Are More Men Confessing to Cheating?

David Boreanaz is the latest famous man to admit to cheating on his wife.

May 6, 2010 — -- Another day, another confession:

"Our marriage has been tainted with my infidelities. I just want to be open and honest. I was irresponsible."

If the words seem more hackneyed than the plot of "Sex and the City 2," it's because we've heard it all before.

Tiger Woods, Jesse James, David Letterman, David Duchovny, Steve Phillips, Eliot Spitzer, John Edwards, Mark Sanford and now, "Bones" star David Boreanaz, who strung together the above apology and released it to People magazine earlier this week: the number of men whimpering about doing wrong by their wives has grown from a pathetic few to a sniveling mass.

What gives? Are more men -- both in the public eye and outside of it -- admitting adultery?

Statistics show they're more likely to fess up after hooking up than their female counterparts. A new survey conducted by AARP found that middle aged men are nearly twice as likely as women (21 percent vs. 11 percent) to admit to sexual activity outside their relationship.

But according to relationship experts, the only thing that's compelling more famous cheating men to confess is the risk of turning into a tabloid headline. Boreanaz told People that he chose to come clean because one of his mistresses threatened to break the news if he didn't pay her to keep quiet.

According to TMZ.com, the unidentified woman hired Gloria Allred, who has served as a lawyer to many a money-hungry mistress. Boreanaz has also been romantically linked to Woods's alleged hook-up pal, Rachel Uchitel.

"I do think that some of these guys are now aware that people like themselves, in the public eye, have a time bomb ticking on their infidelity," said Pepper Schwartz, professor of sociology at the University of Washington and AARP's relationships ambassador. "The ones that actually would like to stay married want to get out ahead of the disclosure and see if they can solve the problem, mute the shock, and throw themselves on the mercy of the court of public opinion before the white hot glare of the media makes reconciliation dificult or impossible."

"There's a fear factor," added relationship psychologist Wendy Walsh. "It's, 'Let's stem the wave of this and come out right now before the mistresses do.' 'Let me come out as the good guy with the shame and the apologies and the begging for forgiveness before the mistress comes out pointing the finger.'"

By fessing up, not only did Boreanaz avoid his wife finding out about his dalliances via Google News, he also grabbed the reins of the story before the unnamed mistress, Allred or another party could run his reputation into the ground.

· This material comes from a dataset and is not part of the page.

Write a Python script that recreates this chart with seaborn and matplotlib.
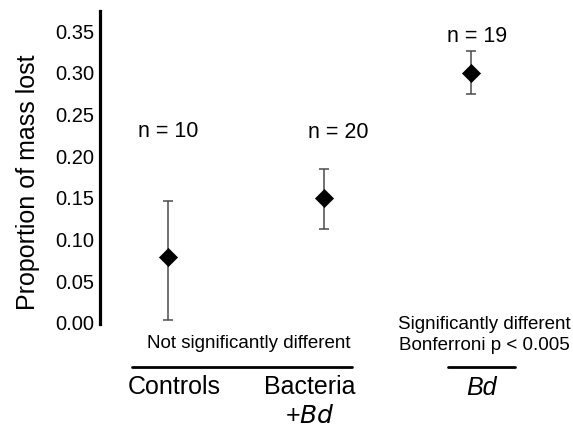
import matplotlib
matplotlib.use('Agg')
import matplotlib.pyplot as plt
from matplotlib.lines import Line2D
import seaborn as sns
import pandas as pd

# ── data ───────────────────────────────────────────────────────────────────
groups     = ['Controls', 'Bacteria +Bd', 'Bd']
group_x    = [0.0, 1.0, 1.94]          # groups are not evenly spaced
mean_loss  = [0.078, 0.149, 0.298]
err_low    = [0.002, 0.112, 0.273]
err_high   = [0.145, 0.183, 0.325]
n_labels   = ['n = 10', 'n = 20', 'n = 19']
y_ticks    = [0.00, 0.05, 0.10, 0.15, 0.20, 0.25, 0.30, 0.35]

df = pd.DataFrame({'group': groups, 'x': group_x, 'mean': mean_loss,
                   'lo': err_low, 'hi': err_high})

sns.set_style('white')
plt.rcParams['font.family'] = ['Liberation Sans', 'DejaVu Sans']
plt.rcParams['text.color'] = 'black'

fig = plt.figure(figsize=(5.73, 4.27), dpi=100)
W, H = 573, 427
ax = fig.add_axes([100 / W, (H - 325) / H, 473 / W, 313 / H])

# error bars (thin grey with caps)
ax.errorbar(df['x'], df['mean'],
            yerr=[df['mean'] - df['lo'], df['hi'] - df['mean']],
            fmt='none', ecolor='#4a4a4a', elinewidth=1.1,
            capsize=3.3, capthick=1.1, zorder=2)
# black diamonds
sns.scatterplot(data=df, x='x', y='mean', ax=ax, marker='D', s=85,
                color='black', edgecolor='black', linewidth=0.5,
                zorder=3, legend=False)

ax.set_xlim(-0.436, 2.596)
ax.set_ylim(-0.0024, 0.3728)
ax.set_yticks(y_ticks)
ax.set_yticklabels([f'{t:.2f}' for t in y_ticks])
ax.set_xticks([])
ax.set_xlabel('')
ax.set_ylabel('')
ax.tick_params(axis='y', length=0, pad=4, labelsize=14.5,
               colors='black', labelcolor='black')

for side in ['top', 'right', 'bottom']:
    ax.spines[side].set_visible(False)
ax.spines['left'].set_linewidth(2.3)
ax.spines['left'].set_color('black')

# n labels above each group
n_offsets = [0.0, 0.09, 0.04]
n_y       = [0.230, 0.228, 0.343]
for gx, off, ny, lab in zip(group_x, n_offsets, n_y, n_labels):
    ax.text(gx + off, ny, lab, ha='center', va='center', fontsize=15.5,
            color='black')

# y label
fig.text(28 / W, 1 - 182 / H, 'Proportion of mass lost', rotation=90,
         ha='center', va='center', fontsize=18, color='black')

# ── annotations below the axis ──────────────────────────────────────────────
def fy(py):
    return 1 - py / H

fig.text(249 / W, fy(344), 'Not significantly different',
         ha='center', va='center', fontsize=13.5)
fig.text(484 / W, fy(325), 'Significantly different',
         ha='center', va='center', fontsize=13.5)
fig.text(484 / W, fy(346), 'Bonferroni p < 0.005',
         ha='center', va='center', fontsize=13.5)

fig.add_artist(Line2D([132 / W, 352 / W], [fy(368), fy(368)],
                      color='black', linewidth=2.0))
fig.add_artist(Line2D([448 / W, 515 / W], [fy(368), fy(368)],
                      color='black', linewidth=2.0))

fig.text(174 / W, fy(387), 'Controls', ha='center', va='center', fontsize=18)
fig.text(310 / W, fy(387), 'Bacteria', ha='center', va='center', fontsize=18)
fig.text(310 / W, fy(416), '+$\\it{Bd}$', ha='center', va='center', fontsize=18)
fig.text(481 / W, fy(388), 'Bd', ha='center', va='center', fontsize=18,
         style='italic')

fig.savefig('out.png', dpi=100)
plt.close(fig)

While his approach doesn't absolve him of his sins, Boreanaz's ahead-of-the-game admission makes him look practically angelic next to Woods, James and the rest of his cheating cronies. Those of us digesting these celebrity confessions have become so used to their taste, they don't quite make us retch anymore.

"There's a greater degree of consciousness and tolerance about cheating these days," said David Greenfield, assistant clinical professor of psychiatry at the University of Connecticut's school of medicine.

"When you think about alcoholism and drug abuse now, it's like, 'Yeah, you'll go to rehab and deal with it.' It's kind of OK. But that wasn't always the case," he said. "What happens is that the social consciousness shifts -- sex addiction and sexual compulsion has been a very taboo subject that is shifting slightly now, in part, probably, because so many men in the public eye have admitted to it."

So the more men who admit to cheating, the less bad cheating seems. On top of that, judging from the current states of the aforementioned philanderers, the downsides of confessing don't appear so dismal. Six of them -- Woods, Letterman, Duchovny, Phillips, Spitzer and Boreanaz -- still have their wives by their sides. While the elected officials among the bunch took a harder professional hit than the rest, none of them have damaged their reputation so badly that they can't make a buck.

"Perhaps more famous men are 'coming clean' about affairs because the consequences of doing so don't seem to be all that dire," psychologist Aline Zoldbrod said. "Tiger Woods is back playing golf, and he'll probably get back to his old level of proficiency, new endorsements, and his prior earning power. Mark Sanford is still governor of South Carolina and apparently the other men in the South Carolina government feel the 'time has come for the state to put this controversy behind us and move on' [as state Attorney General Henry McMaster said Monday].

"It might look like it's better to come out and admit it yourself than to be outed by the press or the tabloids," Zoldbrod said.

But ultimately, the real reason that men -- famous or not -- may be more apt to confess to cheating is because it's easier than ever for them to get caught. Forget lipstick on the collar -- text messages and Facebook messages, e-mails and voice mails create a bread crumb trail that no dry cleaner can erase.

"These guys were dragged kicking and screaming to a confession," said Noel Biderman, CEO of AshleyMadison.com, a site that caters to people who want to cheat on their partners. "You're not going to see all these men pouring out their bad behavior to the women in their lives. You'll have an epidemic of people getting caught cheating because there's so much evidence left behind."